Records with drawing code
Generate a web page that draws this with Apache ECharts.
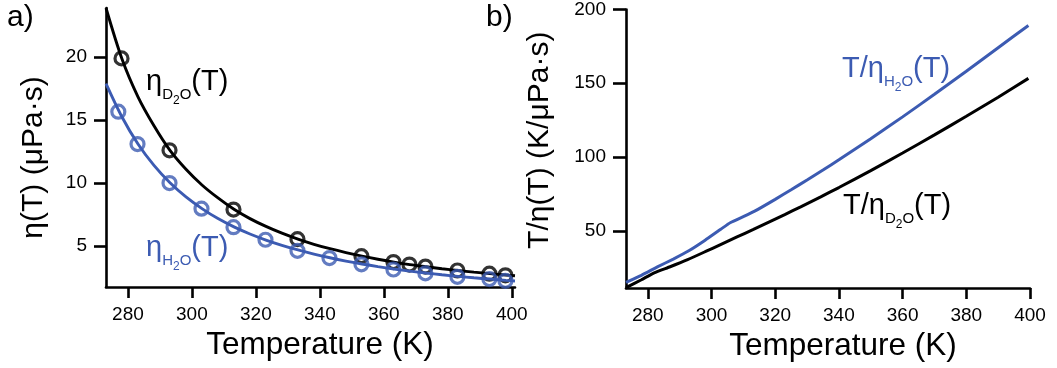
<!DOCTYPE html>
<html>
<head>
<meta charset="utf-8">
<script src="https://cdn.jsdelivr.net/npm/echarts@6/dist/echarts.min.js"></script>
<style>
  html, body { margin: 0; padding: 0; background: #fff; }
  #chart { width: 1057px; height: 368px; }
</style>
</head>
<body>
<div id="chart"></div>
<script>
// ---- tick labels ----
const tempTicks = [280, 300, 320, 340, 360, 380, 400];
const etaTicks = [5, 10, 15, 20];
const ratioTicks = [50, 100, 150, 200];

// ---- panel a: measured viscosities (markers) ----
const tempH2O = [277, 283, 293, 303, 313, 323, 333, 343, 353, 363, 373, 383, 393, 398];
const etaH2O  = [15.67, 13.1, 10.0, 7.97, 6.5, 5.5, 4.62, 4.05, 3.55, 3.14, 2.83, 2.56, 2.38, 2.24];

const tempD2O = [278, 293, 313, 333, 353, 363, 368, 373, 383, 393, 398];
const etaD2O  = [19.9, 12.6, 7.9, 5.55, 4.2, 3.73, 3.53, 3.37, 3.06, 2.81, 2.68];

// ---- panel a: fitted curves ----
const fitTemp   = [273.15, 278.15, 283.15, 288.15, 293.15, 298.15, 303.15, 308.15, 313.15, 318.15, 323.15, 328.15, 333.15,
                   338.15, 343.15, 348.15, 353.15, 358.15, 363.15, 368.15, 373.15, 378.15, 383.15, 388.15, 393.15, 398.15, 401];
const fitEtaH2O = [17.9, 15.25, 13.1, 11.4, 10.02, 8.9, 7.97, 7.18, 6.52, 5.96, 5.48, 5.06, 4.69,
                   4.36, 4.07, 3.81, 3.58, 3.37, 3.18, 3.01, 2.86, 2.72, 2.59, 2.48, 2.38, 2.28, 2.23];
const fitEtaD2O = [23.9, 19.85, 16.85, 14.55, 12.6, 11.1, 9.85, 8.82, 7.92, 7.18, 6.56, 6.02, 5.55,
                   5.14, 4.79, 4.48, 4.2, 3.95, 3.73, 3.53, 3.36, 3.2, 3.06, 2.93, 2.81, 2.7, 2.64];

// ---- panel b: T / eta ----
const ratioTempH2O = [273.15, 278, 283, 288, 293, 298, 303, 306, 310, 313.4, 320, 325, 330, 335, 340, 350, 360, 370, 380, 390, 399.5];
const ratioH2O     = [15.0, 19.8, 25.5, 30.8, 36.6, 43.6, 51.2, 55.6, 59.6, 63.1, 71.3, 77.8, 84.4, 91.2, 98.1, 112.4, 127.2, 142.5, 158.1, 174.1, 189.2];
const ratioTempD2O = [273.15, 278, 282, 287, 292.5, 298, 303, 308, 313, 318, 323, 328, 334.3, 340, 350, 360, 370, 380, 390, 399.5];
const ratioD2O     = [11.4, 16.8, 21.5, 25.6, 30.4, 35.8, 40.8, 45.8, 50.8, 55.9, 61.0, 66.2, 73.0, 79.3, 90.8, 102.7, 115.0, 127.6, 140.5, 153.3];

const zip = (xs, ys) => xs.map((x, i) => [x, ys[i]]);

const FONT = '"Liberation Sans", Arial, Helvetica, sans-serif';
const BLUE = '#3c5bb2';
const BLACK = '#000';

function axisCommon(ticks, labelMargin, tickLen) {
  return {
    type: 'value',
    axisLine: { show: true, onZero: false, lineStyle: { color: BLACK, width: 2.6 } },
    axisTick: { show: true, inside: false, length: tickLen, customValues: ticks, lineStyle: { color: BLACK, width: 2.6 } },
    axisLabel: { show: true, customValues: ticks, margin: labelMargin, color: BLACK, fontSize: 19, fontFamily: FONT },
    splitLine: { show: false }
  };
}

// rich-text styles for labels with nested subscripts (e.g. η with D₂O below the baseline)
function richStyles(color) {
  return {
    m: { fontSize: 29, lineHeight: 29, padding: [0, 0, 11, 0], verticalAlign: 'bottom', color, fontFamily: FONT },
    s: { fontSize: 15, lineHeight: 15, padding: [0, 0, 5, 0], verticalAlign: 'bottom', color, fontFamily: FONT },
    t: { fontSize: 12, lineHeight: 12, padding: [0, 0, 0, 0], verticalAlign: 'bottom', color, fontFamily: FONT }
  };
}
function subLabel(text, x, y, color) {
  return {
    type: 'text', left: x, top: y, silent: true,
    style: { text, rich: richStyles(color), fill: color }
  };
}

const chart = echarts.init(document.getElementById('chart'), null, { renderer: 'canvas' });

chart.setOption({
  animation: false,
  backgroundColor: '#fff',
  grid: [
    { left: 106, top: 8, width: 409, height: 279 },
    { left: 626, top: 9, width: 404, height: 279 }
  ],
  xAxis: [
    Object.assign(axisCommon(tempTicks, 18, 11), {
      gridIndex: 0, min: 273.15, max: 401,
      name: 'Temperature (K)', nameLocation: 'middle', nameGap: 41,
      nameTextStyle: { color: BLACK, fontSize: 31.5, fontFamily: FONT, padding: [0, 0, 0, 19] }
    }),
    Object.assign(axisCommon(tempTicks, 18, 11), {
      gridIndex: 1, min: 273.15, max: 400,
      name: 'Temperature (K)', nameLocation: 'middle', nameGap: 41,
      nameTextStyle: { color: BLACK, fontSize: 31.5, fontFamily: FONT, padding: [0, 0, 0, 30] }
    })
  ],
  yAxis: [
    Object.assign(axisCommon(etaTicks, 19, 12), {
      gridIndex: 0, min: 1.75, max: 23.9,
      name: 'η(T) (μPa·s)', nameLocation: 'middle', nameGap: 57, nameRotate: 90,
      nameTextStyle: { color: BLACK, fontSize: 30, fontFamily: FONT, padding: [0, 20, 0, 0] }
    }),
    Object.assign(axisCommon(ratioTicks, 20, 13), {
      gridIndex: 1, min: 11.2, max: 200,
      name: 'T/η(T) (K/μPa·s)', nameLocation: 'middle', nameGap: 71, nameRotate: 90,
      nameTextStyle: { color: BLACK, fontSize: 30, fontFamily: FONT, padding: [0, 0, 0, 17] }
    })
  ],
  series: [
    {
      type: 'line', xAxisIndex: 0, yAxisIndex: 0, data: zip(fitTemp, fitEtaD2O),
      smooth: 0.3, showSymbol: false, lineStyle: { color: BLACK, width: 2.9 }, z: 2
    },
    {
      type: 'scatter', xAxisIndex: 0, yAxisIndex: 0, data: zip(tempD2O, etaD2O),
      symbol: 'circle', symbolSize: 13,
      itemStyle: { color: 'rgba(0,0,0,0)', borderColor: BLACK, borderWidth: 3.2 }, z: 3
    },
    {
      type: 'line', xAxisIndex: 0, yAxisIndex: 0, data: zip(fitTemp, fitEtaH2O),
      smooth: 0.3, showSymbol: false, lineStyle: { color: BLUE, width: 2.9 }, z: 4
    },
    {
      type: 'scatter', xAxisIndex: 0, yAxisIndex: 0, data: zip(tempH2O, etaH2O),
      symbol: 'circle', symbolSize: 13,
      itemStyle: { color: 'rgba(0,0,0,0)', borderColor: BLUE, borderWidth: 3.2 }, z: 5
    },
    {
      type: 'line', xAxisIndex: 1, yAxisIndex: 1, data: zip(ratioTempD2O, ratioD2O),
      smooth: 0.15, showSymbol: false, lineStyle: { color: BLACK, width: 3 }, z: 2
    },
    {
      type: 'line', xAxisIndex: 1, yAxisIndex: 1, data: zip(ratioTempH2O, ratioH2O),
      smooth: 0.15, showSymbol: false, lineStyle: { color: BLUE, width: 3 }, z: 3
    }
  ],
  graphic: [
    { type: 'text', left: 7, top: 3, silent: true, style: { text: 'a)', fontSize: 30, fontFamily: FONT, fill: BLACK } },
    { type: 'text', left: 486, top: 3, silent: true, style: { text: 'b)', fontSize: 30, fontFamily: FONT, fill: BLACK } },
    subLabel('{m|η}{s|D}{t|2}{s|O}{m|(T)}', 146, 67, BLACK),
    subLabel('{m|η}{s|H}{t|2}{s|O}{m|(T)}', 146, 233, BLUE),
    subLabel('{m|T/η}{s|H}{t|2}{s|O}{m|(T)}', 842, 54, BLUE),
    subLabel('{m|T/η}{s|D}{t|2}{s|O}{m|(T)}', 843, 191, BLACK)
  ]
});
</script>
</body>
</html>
...
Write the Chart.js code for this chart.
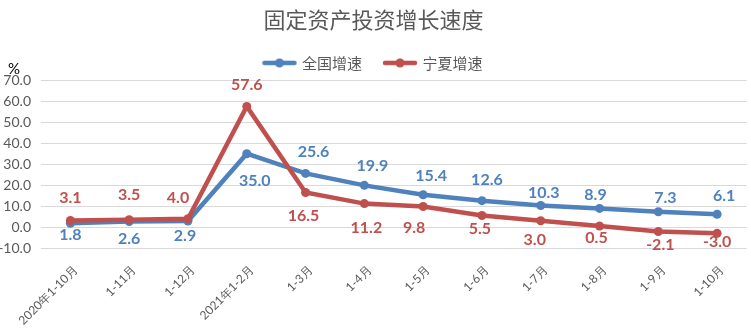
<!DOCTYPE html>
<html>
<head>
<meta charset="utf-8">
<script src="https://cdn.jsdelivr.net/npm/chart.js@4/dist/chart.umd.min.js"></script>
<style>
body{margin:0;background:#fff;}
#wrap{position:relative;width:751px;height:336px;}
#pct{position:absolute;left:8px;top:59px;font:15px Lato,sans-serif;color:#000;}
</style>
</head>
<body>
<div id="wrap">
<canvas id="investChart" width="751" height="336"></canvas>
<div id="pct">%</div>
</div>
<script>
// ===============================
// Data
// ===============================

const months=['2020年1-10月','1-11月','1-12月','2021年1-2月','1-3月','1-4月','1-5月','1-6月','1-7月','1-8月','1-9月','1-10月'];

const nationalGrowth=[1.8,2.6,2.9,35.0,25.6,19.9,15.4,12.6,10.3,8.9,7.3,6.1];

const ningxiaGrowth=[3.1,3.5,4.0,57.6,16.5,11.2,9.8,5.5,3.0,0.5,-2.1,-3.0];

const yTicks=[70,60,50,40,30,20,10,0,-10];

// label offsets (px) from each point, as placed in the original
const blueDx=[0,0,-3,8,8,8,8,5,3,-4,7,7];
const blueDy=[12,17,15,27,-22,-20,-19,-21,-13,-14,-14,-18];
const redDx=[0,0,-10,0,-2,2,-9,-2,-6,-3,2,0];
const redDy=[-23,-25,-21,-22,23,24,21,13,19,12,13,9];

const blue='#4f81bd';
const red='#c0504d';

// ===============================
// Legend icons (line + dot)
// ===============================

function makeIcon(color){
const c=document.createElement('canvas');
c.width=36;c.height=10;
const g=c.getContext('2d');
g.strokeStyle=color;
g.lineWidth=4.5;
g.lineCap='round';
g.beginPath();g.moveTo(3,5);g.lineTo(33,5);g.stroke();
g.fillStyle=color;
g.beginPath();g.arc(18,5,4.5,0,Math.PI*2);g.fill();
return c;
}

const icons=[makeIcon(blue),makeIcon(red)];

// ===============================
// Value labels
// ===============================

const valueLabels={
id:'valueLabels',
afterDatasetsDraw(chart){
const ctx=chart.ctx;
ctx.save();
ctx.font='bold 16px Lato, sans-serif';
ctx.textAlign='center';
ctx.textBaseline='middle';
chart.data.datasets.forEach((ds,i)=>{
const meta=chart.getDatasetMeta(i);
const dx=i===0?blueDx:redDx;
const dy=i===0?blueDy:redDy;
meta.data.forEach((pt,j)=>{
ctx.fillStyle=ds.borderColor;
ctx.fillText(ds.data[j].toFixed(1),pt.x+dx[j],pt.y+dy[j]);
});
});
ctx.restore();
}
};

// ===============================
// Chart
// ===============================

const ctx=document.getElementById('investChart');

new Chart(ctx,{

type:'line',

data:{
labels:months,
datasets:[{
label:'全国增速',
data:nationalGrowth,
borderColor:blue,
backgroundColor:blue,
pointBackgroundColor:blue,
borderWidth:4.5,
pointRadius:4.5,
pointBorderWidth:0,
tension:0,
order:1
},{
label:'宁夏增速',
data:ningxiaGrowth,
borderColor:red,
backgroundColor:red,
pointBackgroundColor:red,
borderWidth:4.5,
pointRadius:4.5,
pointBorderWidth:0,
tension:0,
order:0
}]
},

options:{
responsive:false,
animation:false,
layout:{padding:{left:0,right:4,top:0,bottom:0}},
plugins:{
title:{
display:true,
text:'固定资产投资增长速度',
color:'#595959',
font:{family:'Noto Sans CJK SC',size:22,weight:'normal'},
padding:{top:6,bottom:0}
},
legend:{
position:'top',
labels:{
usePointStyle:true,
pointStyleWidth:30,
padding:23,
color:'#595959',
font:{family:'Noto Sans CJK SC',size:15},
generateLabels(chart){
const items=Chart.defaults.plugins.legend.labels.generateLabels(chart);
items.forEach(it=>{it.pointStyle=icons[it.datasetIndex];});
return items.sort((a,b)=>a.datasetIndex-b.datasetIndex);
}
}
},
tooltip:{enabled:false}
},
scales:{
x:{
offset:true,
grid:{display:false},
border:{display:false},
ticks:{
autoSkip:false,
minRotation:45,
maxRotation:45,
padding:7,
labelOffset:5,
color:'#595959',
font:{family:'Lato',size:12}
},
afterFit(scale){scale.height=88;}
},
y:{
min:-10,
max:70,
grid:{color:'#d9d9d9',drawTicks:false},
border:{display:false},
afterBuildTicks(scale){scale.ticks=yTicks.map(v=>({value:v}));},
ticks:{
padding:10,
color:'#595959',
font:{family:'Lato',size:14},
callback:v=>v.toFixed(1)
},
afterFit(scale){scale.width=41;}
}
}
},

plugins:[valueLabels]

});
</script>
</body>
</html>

▸ **Requirement**
Write out the lines running from the one that contains "Write the Chart.js code for this chart." through the one that contains "const yTicks=[70,60,50,40,30,20,10,0,-10];", ends included, and nothing else. Pictures stay out of the copy.

▸ **Written response**
Write the Chart.js code for this chart.
<!DOCTYPE html>
<html>
<head>
<meta charset="utf-8">
<script src="https://cdn.jsdelivr.net/npm/chart.js@4/dist/chart.umd.min.js"></script>
<style>
body{margin:0;background:#fff;}
#wrap{position:relative;width:751px;height:336px;}
#pct{position:absolute;left:8px;top:59px;font:15px Lato,sans-serif;color:#000;}
</style>
</head>
<body>
<div id="wrap">
<canvas id="investChart" width="751" height="336"></canvas>
<div id="pct">%</div>
</div>
<script>
// ===============================
// Data
// ===============================

const months=['2020年1-10月','1-11月','1-12月','2021年1-2月','1-3月','1-4月','1-5月','1-6月','1-7月','1-8月','1-9月','1-10月'];

const nationalGrowth=[1.8,2.6,2.9,35.0,25.6,19.9,15.4,12.6,10.3,8.9,7.3,6.1];

const ningxiaGrowth=[3.1,3.5,4.0,57.6,16.5,11.2,9.8,5.5,3.0,0.5,-2.1,-3.0];

const yTicks=[70,60,50,40,30,20,10,0,-10];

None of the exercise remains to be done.